Chestnutt: There’s no fear of anyone in NI going hungry
Ulster Farmers’ Union president Victor Chestnutt has urged for calm over fears of food shortages in Northern Ireland.
Images of empty shelves have been circulating on social media over the last two weeks as hauliers struggle to get supplies from Britain through newly-implemented customs to Northern Ireland.
One veterinary official showed documentation totalling six pages would be required to import a Gregg’s ham and cheese sandwich from GB to the EU.
‘We might not have the same choice, but we’ll not go hungry’
However, Chestnutt highlighted that as a net food exporter, Northern Ireland farms and agri-businesses produce adequate food to sustain the local population.
“We have seen now in two lockdowns that people seem to be more conscious about the provenance of the food they eat in their own houses than they are outside,” Chesnutt said.
“That’s a challenge for us going forward – to get the foodservice sector to support us as well as the retail sector are.

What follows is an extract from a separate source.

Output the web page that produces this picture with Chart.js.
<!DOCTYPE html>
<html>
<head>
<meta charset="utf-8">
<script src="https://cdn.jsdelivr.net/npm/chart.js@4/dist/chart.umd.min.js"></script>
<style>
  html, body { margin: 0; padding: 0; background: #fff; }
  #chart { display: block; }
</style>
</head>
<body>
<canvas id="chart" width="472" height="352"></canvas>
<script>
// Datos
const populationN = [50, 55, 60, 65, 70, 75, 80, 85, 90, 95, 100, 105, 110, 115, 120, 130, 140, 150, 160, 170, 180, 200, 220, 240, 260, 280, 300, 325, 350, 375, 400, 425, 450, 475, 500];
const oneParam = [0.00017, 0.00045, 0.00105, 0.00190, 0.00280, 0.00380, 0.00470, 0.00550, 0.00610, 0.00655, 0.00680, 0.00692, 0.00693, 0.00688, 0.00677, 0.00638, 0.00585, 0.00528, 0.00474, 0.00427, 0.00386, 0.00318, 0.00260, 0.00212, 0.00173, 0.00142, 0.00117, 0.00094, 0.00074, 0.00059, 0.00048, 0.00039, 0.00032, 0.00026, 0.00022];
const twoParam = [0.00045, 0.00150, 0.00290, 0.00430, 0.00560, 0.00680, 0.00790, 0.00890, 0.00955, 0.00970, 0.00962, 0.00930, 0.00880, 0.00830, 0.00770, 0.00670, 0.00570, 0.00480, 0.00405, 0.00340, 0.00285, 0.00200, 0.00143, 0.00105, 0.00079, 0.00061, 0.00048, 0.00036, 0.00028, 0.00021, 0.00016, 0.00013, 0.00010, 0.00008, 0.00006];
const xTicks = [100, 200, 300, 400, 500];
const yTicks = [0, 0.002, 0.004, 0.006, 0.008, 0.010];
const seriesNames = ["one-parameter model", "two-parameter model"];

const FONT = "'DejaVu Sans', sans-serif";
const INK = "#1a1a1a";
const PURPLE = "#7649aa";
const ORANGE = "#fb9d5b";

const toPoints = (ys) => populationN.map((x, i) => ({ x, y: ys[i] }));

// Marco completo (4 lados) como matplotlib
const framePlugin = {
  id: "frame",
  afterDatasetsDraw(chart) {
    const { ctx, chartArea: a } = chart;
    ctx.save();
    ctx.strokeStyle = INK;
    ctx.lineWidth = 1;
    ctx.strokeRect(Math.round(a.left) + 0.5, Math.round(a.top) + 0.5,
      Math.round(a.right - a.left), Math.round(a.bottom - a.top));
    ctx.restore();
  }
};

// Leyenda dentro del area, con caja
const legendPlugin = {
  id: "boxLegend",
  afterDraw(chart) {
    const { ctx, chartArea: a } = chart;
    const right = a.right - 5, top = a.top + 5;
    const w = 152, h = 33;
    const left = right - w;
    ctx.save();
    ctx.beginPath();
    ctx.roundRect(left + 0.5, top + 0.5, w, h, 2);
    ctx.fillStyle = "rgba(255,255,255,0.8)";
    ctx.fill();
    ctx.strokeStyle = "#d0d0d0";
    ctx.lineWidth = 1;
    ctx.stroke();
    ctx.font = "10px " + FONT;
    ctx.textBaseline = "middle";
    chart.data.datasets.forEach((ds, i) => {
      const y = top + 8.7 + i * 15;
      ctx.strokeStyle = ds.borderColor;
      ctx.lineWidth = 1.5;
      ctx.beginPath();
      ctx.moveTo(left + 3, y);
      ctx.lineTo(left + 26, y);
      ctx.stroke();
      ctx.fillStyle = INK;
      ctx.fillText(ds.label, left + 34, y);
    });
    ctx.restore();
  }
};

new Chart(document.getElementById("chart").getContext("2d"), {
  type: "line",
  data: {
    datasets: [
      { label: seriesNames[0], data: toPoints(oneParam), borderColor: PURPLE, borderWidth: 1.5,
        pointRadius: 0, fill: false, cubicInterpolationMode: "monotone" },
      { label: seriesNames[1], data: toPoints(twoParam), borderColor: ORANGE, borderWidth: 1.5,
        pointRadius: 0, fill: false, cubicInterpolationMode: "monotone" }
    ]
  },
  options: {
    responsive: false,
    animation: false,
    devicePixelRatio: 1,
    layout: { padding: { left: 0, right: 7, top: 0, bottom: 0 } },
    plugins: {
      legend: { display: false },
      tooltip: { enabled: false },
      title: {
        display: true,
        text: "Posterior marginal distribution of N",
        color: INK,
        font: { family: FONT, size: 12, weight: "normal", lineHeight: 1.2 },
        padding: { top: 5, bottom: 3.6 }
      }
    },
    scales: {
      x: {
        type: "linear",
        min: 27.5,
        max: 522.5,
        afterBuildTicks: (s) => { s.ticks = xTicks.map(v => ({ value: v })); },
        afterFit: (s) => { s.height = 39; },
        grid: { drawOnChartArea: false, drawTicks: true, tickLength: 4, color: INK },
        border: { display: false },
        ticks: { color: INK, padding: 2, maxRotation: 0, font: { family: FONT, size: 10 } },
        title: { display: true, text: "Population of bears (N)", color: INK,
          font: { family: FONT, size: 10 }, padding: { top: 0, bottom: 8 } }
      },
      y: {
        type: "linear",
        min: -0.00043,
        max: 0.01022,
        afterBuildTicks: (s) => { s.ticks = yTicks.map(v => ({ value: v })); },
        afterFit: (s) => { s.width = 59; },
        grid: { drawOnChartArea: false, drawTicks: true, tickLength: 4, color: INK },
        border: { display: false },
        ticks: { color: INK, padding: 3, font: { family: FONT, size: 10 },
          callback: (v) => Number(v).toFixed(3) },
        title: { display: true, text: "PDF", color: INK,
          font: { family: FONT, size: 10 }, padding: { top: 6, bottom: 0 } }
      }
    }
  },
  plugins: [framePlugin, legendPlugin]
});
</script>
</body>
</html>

I’ve heard some people saying Northern Ireland is going to run out of food. But I always go back to the fact that we are a region of 1.8 million people with 24,000 farms – a lot of them quite small and part-time – but yet we produce enough for 10 or 11 million people.
“So while we may not have the choice we are used to, I don’t think there is any fear of anybody in Northern Ireland going hungry provided we can keep our processing sector up and running.”
‘Jobs will be lost’
Chestnutt’s comments came just a day after Agriculture Minister Edwin Poots told BBC Radio Ulster’s Nolan Show schools and hospitals could face shortages of some food products.

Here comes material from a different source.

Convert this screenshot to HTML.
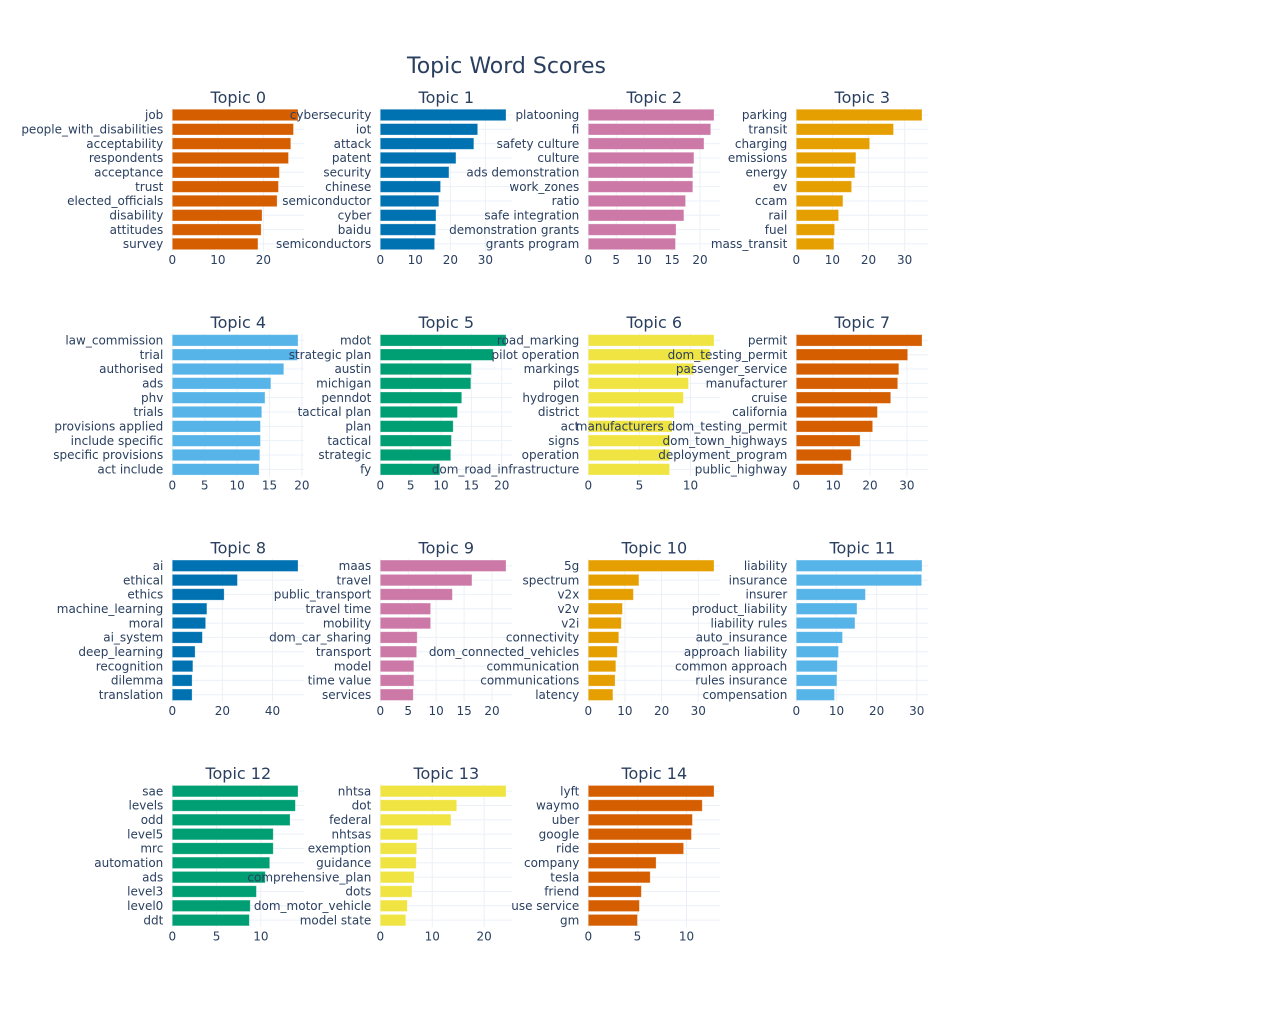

“People can see the empty shelves and a lot of the fresh food that was coming from Great Britain – clearly there is an issue,” Minister Poots said.
“You also look at major companies supplying the like of canned food, they will be based in England. Over 50% of Northern Ireland’s trade is to GB and over 50% of Northern Ireland’s trade is from GB. So any interference in that trade is going to cause existing problems, and we are seeing that particularly in our supermarkets.

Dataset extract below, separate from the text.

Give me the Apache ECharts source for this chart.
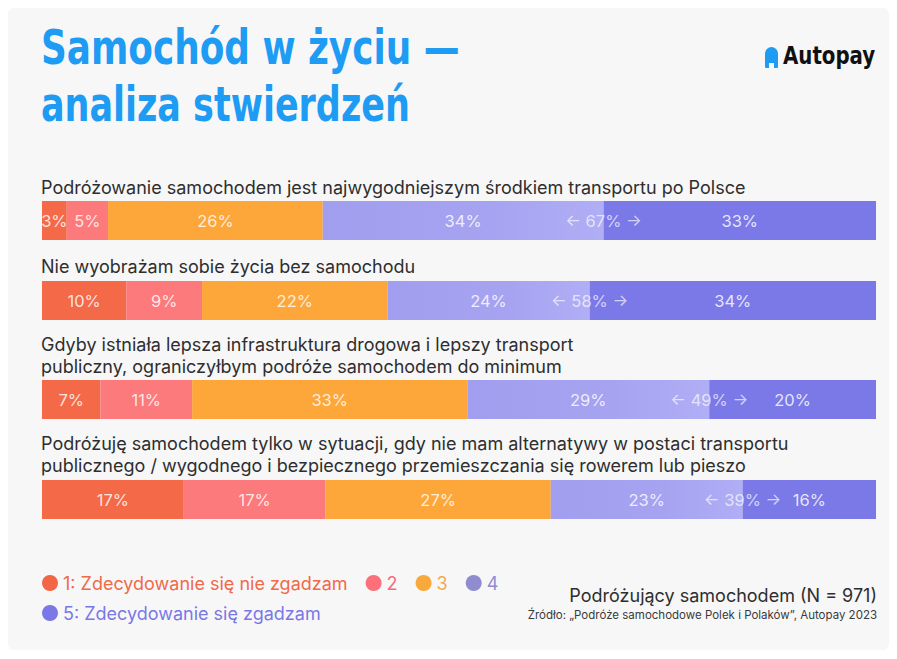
<!DOCTYPE html>
<html>
<head>
<meta charset="utf-8">
<script src="https://cdn.jsdelivr.net/npm/echarts@6/dist/echarts.min.js"></script>
<style>
  html, body { margin: 0; padding: 0; background: #fff; }
  #chart { width: 897px; height: 659px; }
</style>
</head>
<body>
<div id="chart"></div>
<script>
// Samochód w życiu — odpowiedzi na skali 1..5, każdy wiersz to osobna siatka (100% szerokości)
const questions = [
  'Podróżowanie samochodem jest najwygodniejszym środkiem transportu po Polsce',
  'Nie wyobrażam sobie życia bez samochodu',
  'Gdyby istniała lepsza infrastruktura drogowa i lepszy transport\npubliczny, ograniczyłbym podróże samochodem do minimum',
  'Podróżuję samochodem tylko w sytuacji, gdy nie mam alternatywy w postaci transportu\npublicznego / wygodnego i bezpiecznego przemieszczania się rowerem lub pieszo'
]
const levels = ['1: Zdecydowanie się nie zgadzam', '2', '3', '4', '5: Zdecydowanie się zgadzam']
const level1 = [3, 10, 7, 17]
const level2 = [5, 9, 11, 17]
const level3 = [26, 22, 33, 27]
const level4 = [34, 24, 29, 23]
const level5 = [33, 34, 20, 16]
const topTwo = [67, 58, 49, 39]

const values = [level1, level2, level3, level4, level5]
const barColors = ['#f46a49', '#fd7a7c', '#fda63a', '#a4a1f0', '#7b79e8']
const legendDot = ['#f36645', '#fc7179', '#f9a83a', '#8f8dd0', '#7a78e7']
const legendText = ['#f06a47', '#f56c78', '#f0aa4a', '#8e8ccf', '#7a78e6']

const barTops = [201, 281, 380, 480]
const qTops = [177, 256, 334, 433]
const FONT = 'Inter, "Noto Sans", sans-serif'
const NARROW = '"DejaVu Sans Condensed", "DejaVu Sans", sans-serif'

const chart = echarts.init(document.getElementById('chart'), null, { renderer: 'svg' })

const series = []
values.forEach((vals, k) => {
  vals.forEach((v, i) => {
    series.push({
      name: levels[k],
      type: 'bar',
      xAxisIndex: i,
      yAxisIndex: i,
      stack: 'row' + i,
      barCategoryGap: 0,
      data: [v],
      itemStyle: {
        color: k === 3
          ? new echarts.graphic.LinearGradient(0, 0, 1, 0, [
              { offset: 0, color: '#a19eef' },
              { offset: 0.6, color: '#a6a3f1' },
              { offset: 1, color: '#b0aef5' }
            ])
          : barColors[k]
      },
      label: {
        show: true,
        position: 'inside',
        formatter: '{c}%',
        color: 'rgba(255,255,255,0.82)',
        fontSize: 16.5,
        fontFamily: FONT
      },
      emphasis: { disabled: true }
    })
  })
})

// etykieta "← 67% →" na granicy 4/5
topTwo.forEach((t, i) => {
  series.push({
    type: 'scatter',
    xAxisIndex: i,
    yAxisIndex: i,
    symbolSize: 0,
    data: [[level1[i] + level2[i] + level3[i] + level4[i], 0]],
    label: {
      show: true,
      position: 'inside',
      formatter: '← ' + t + '% →',
      color: 'rgba(255,255,255,0.85)',
      fontSize: 16.5,
      fontFamily: FONT
    },
    z: 5,
    silent: true
  })
})

chart.setOption({
  backgroundColor: 'transparent',
  animation: false,
  graphic: [
    { type: 'rect', shape: { x: 8, y: 8, width: 881, height: 642, r: 6 }, style: { fill: '#f7f7f8' }, z: -10 },
    { type: 'rect', shape: { x: 765, y: 47, width: 13, height: 21, r: [7, 7, 1, 1] }, style: { fill: '#1e9bf2' } },
    { type: 'rect', shape: { x: 769, y: 63, width: 5, height: 5 }, style: { fill: '#f7f7f8' } },
    {
      type: 'text', x: 41, y: 23, scaleX: 0.83,
      style: { text: 'Samochód w życiu —', fill: '#1e9bf2', font: 'bold 48px ' + NARROW }
    },
    {
      type: 'text', x: 41, y: 80, scaleX: 0.81,
      style: { text: 'analiza stwierdzeń', fill: '#1e9bf2', font: 'bold 48px ' + NARROW }
    },
    {
      type: 'text', x: 783, y: 43, scaleX: 0.88,
      style: { text: 'Autopay', fill: '#111', font: 'bold 25px ' + NARROW }
    }
  ],
  title: [
    ...questions.map((q, i) => ({
      text: q,
      left: 41, top: qTops[i], padding: 0,
      textStyle: { fontSize: 18, fontWeight: 'normal', fontFamily: FONT, color: '#2e2e2e', lineHeight: 21.5 }
    })),
    {
      text: 'Podróżujący samochodem (N = 971)',
      right: 20, top: 586, padding: 0,
      textStyle: { fontSize: 18, fontWeight: 'normal', fontFamily: FONT, color: '#2e2e2e' }
    },
    {
      text: 'Źródło: „Podróże samochodowe Polek i Polaków”, Autopay 2023',
      right: 20, top: 609, padding: 0,
      textStyle: { fontSize: 11.5, fontWeight: 'normal', fontFamily: FONT, color: '#3a3a3a' }
    }
  ],
  legend: [
    {
      data: levels.slice(0, 4).map((n, k) => ({ name: n, itemStyle: { color: legendDot[k] }, textStyle: { color: legendText[k] } })),
      left: 42, top: 574, padding: 0,
      icon: 'circle', itemWidth: 16, itemHeight: 16, itemGap: 18,
      textStyle: { fontSize: 18, fontFamily: FONT },
      selectedMode: false
    },
    {
      data: [{ name: levels[4], itemStyle: { color: legendDot[4] }, textStyle: { color: legendText[4] } }],
      left: 42, top: 604, padding: 0,
      icon: 'circle', itemWidth: 16, itemHeight: 16,
      textStyle: { fontSize: 18, fontFamily: FONT },
      selectedMode: false
    }
  ],
  grid: barTops.map(t => ({ left: 42, right: 21, top: t, height: 39 })),
  xAxis: barTops.map((t, i) => ({ gridIndex: i, type: 'value', min: 0, max: v => v.max, show: false })),
  yAxis: barTops.map((t, i) => ({ gridIndex: i, type: 'category', data: [questions[i]], show: false })),
  series
})
</script>
</body>
</html>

…It was made very clear to us by the suppliers to both hospitals and schools that if the current arrangement for supermarkets isn’t extended in a few months’ time that they will not be able to supply our hospitals and schools with food.
In a comment made online, following criticism of his comments, Poots added: “I met hauliers, supermarkets, and processors this week. Jobs will be lost in processing, costs of transportation will rise, a wide range of frozen/chilled foods will be unavailable after the temporary exemption period ends.”